For Abdulhadi and other former Christians, Christmas presents its own set of problems _ particularly when it coincides, as it does this year, with Ramadan and its emphasis on self-purification through fasting and other forms of self-denial. (Because Islam follows a lunar calendar, Ramadan comes at different times of the year in relation to the solar-based Western calendar.)
Even though Islam exalts Jesus, Muslims reject all Christian claims to his divinity and regard Christmas as essentially a pagan celebration made worse by secular society’s emphasis on extravagant gift-giving and excessive partying. That leaves ex-Christian converts in a quandary at Christmas over how to maintain family ties while not compromising their Muslim beliefs.
Abdulhadi declines to say”merry Christmas”or exchange presents, but will share a holiday dinner with his family. Tawil allows her children to accept Christmas gifts from her family,”but we certainly don’t celebrate the holiday in any way.” Former Episcopalian Leili Kaye McGree, a Folsom, Calif., woman who is the only Muslim member of her family, said Christmas remains important to her because”it’s a time for love and sharing with my grandchildren, who all celebrate the holiday. Labels don’t matter with family,”she said.
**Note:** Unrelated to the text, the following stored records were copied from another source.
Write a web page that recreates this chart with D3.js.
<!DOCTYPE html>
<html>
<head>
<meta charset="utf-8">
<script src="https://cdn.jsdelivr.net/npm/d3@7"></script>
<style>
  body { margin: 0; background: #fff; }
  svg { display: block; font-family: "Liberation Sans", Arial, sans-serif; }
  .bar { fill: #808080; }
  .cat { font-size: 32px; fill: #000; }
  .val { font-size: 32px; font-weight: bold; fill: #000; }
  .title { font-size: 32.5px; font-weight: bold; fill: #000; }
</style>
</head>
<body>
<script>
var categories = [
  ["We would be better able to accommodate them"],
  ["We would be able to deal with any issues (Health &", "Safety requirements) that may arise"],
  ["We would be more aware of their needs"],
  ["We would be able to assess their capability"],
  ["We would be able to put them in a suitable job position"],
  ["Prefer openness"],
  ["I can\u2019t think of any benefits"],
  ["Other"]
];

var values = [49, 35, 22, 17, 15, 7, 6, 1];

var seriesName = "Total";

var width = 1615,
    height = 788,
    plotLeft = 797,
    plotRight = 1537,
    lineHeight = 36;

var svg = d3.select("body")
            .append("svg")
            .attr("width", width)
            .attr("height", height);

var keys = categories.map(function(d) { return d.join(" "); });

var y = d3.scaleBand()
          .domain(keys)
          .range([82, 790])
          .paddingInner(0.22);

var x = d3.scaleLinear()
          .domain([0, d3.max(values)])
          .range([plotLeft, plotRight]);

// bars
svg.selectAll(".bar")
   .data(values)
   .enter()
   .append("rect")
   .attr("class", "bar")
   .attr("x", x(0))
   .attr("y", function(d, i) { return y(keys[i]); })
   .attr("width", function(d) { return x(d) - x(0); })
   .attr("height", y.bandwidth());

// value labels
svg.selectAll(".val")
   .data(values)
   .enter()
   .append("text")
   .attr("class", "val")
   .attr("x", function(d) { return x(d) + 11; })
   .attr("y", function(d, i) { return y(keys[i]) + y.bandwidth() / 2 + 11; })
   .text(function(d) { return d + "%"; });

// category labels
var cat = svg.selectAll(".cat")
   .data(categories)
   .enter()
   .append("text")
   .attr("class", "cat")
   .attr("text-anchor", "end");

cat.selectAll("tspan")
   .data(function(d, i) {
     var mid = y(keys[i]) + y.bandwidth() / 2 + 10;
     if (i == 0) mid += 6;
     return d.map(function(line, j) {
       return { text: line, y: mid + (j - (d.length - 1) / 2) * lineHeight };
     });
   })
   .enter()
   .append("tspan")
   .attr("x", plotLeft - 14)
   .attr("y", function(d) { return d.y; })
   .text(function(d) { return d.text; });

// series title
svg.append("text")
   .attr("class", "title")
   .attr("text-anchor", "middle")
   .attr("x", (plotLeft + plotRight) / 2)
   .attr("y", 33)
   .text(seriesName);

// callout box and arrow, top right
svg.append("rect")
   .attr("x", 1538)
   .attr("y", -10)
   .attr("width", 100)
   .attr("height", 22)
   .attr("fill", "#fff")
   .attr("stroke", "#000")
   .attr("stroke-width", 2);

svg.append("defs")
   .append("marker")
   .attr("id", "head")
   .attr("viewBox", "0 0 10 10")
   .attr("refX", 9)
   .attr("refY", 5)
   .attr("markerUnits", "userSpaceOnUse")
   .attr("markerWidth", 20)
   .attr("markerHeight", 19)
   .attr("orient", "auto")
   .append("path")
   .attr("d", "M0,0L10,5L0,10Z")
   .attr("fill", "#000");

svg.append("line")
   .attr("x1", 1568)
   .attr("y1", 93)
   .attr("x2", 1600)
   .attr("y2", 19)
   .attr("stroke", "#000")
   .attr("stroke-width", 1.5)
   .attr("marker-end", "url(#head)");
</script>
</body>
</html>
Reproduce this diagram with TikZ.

White converts noted yet an additional problem stemming from being culturally different than other Muslims, particularly immigrants from Islamic nations.”When you convert, particularly if you’re a European American, everybody welcomes you,”said Abdulhadi, a public relations consultant currently taking time off to write a self-help book.”But then they say, `sorry, wrong culture’ when you say you want to marry their daughter.” Because they are a small minority within the Muslim community, Royer said white American converts”face their own particular challenge because there is no real group you can go to and feel comfortable with people who were raised as you were.”It sometimes feels as if I’m always in someone else’s community, eating their food, fitting into their cultural framework,”Royer added.”The positive side is I’ve learned a lot about multiculturalism. The negative is I have no cultural support group. Religiously, I’m a Muslim. Culturally I’m still a white guy from St. Louis.”